Much like physical exercise, one will see better results from small amounts regularly, rather than large amounts infrequently.
In a classroom management context, studies show that students will be motivated if interested in the topic. So let the students choose to read what interests them, as long as it fits the educational rubric of improved learning. The more they read, the more they will be reviewing vocabulary and that increased exposure will help the vocabulary get stored into the students’ long term memory. This in turn will enable better spoken and written production.
According to Oxford University Press: Bring a selection of different readers into the classroom and scatter them around the class. Tell students to circulate the room and simply discuss with each other which readers they like and which they don’t. They should just look at the cover and the blurb on the back. Based on this, they choose the reader they’d like to read.
Going through a list of words that are not connected to a subject or story, or each other, is the wrong approach. Instead, Use a subject like cars to build use of adjectives – fast, big, compact, fuel, electric, automatic, manual, etc. Teachers can then ask students to answer questions based on descriptions or create their own fill-in-the-blank assignments.
Games, puzzles, songs and music and real life objects are important tools. For students to effectively and accurately produce vocabulary, they have to spontaneously recall the words.
Content specific refers to terms, concepts or vocabulary having explicit meaning critical to understanding particular content.
A student’s maximum level of reading comprehension is determined by his or her knowledge of words. Teach key words that children will need to comprehend texts and learn the content in those texts.

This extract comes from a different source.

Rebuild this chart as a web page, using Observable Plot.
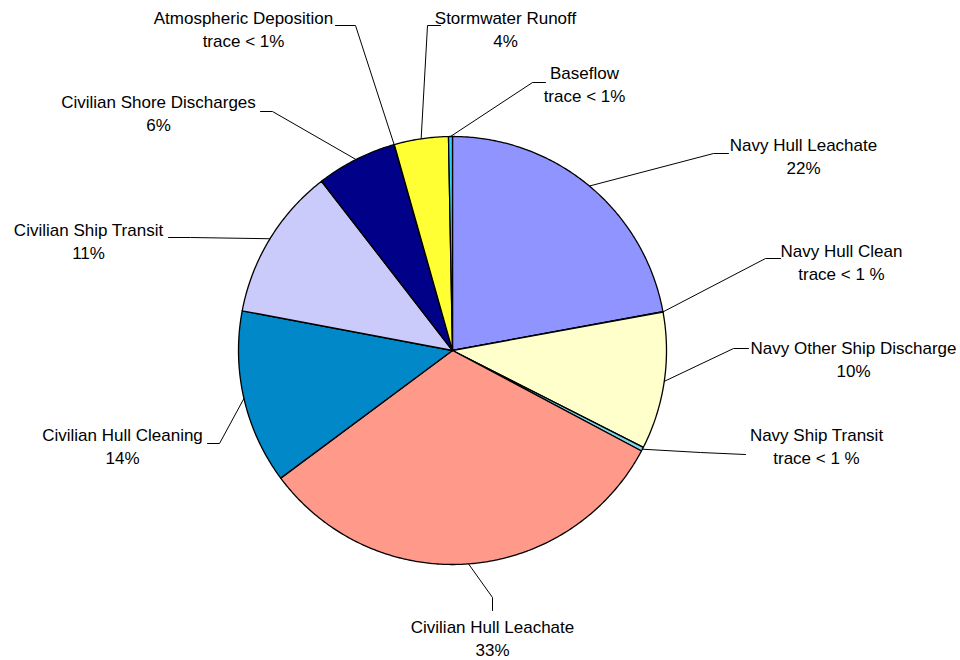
<!DOCTYPE html>
<html>
<head>
<meta charset="utf-8">
<script src="https://cdn.jsdelivr.net/npm/d3@7"></script>
<script src="https://cdn.jsdelivr.net/npm/@observablehq/plot@0.6"></script>
<style>
  body { margin: 0; background: #ffffff; }
  #chart svg { display: block; }
</style>
</head>
<body>
<div id="chart"></div>
<script>
// ---------- data ----------
const categories = [
  "Navy Hull Leachate",
  "Navy Hull Clean",
  "Navy Other Ship Discharge",
  "Navy Ship Transit",
  "Civilian Hull Leachate",
  "Civilian Hull Cleaning",
  "Civilian Ship Transit",
  "Civilian Shore Discharges",
  "Atmospheric Deposition",
  "Stormwater Runoff",
  "Baseflow"
];
const values = [22.2, 0.03, 10.4, 0.3, 32.2, 13.2, 11.6, 6.1, 0.03, 4.1, 0.3];
const valueLabels = ["22%", "trace < 1 %", "10%", "trace < 1 %", "33%", "14%", "11%", "6%", "trace < 1%", "4%", "trace < 1%"];
const colors = ["#8F94FF", "#FF00FF", "#FFFFCC", "#7FD6E8", "#FF998A", "#0088C8", "#CACAFB", "#000088", "#800080", "#FFFF33", "#33CCFF"];

// ---------- layout (pixels) ----------
const W = 960, H = 660, CX = 452, CY = 350, R = 214;
const labelCenters = [
  [803, 155], [841, 261], [853, 358], [816, 444.5], [492, 636.5], [122, 445],
  [88, 239.5], [158, 112], [243, 28], [505, 28], [584, 83]
];
const leaderBends = [
  [[713, 153], [728, 153]],
  [[765, 258], [780, 258]],
  [[733, 348], [748, 348]],
  [[700, 452], [745, 454]],
  [[492, 597], [492, 610]],
  [[219, 443], [207, 443]],
  [[190, 237], [168, 237]],
  [[272, 111], [260, 111]],
  [[355, 25], [335, 25]],
  [[427, 25], [440, 25]],
  [[532, 82], [545, 82]]
];

const ux = px => (px - CX) / R;
const uy = py => (CY - py) / R;

// ---------- geometry from data ----------
const arcs = d3.pie().sort(null).value(d => d)(values);
const slicePts = [];
arcs.forEach((a, i) => {
  slicePts.push({name: categories[i], color: colors[i], x: 0, y: 0});
  const n = Math.max(2, Math.ceil((a.endAngle - a.startAngle) / (Math.PI / 360)));
  for (let k = 0; k <= n; k++) {
    const t = a.startAngle + (a.endAngle - a.startAngle) * k / n;
    slicePts.push({name: categories[i], color: colors[i], x: Math.sin(t), y: Math.cos(t)});
  }
});

const leaderPts = [];
arcs.forEach((a, i) => {
  const m = (a.startAngle + a.endAngle) / 2;
  leaderPts.push({name: categories[i], x: Math.sin(m), y: Math.cos(m)});
  leaderBends[i].forEach(([px, py]) => leaderPts.push({name: categories[i], x: ux(px), y: uy(py)}));
});

const labels = categories.map((c, i) => ({
  text: c + "\n" + valueLabels[i],
  x: ux(labelCenters[i][0]),
  y: uy(labelCenters[i][1])
}));

const chart = Plot.plot({
  width: W,
  height: H,
  margin: 0,
  style: {fontFamily: "'Liberation Sans', Arial, sans-serif", background: "#ffffff"},
  x: {domain: [ux(0), ux(W)], axis: null},
  y: {domain: [uy(H), uy(0)], axis: null},
  color: {type: "identity"},
  marks: [
    Plot.line(slicePts, {
      x: "x", y: "y", z: "name", fill: "color",
      stroke: "#000", strokeWidth: 1.3, strokeLinejoin: "round",
      curve: "linear-closed"
    }),
    Plot.line(leaderPts, {x: "x", y: "y", z: "name", stroke: "#000", strokeWidth: 1}),
    Plot.text(labels, {
      x: "x", y: "y", text: "text",
      fontSize: 17, lineHeight: 1.36, fill: "#000",
      textAnchor: "middle", lineAnchor: "middle"
    })
  ]
});
document.getElementById("chart").appendChild(chart);
</script>
</body>
</html>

Students must learn to define a word, recognize when to use that word, its multiple meanings and spell that word. Some ways to do this is through pictures and symbols. It is also important to assess a student’s use of words in writing and speaking.
Word association is an activity that can be used with large classes and limited resources. How it works: Write a word on the board, and then get your students to say the first word that pops up in their head which has a relation to the word on the board. It’s a good idea to go around the class getting each student to give a word. If a student can’t come up with a word, this is the perfect opportunity to go over the meaning.
Teaching vocabulary within the Common Core State Standards (CCSS) is an essential component of standards-based curriculum alignment. Making the critical words second nature to our students will enhance achievement on assessments and will be useful in college and career, according to Author Marilee Sprenger.
To process and store the academic vocabulary of the standards, students’ brains require an efficient automatic memory system. This system, also called nonmotor procedural memory, stores information that is repeated, such as multiplication tables, song lyrics, words and definitions.
This post contains guidelines and tips, but vocabulary instruction can be taught in myriad ways. So discover which is most effective for you.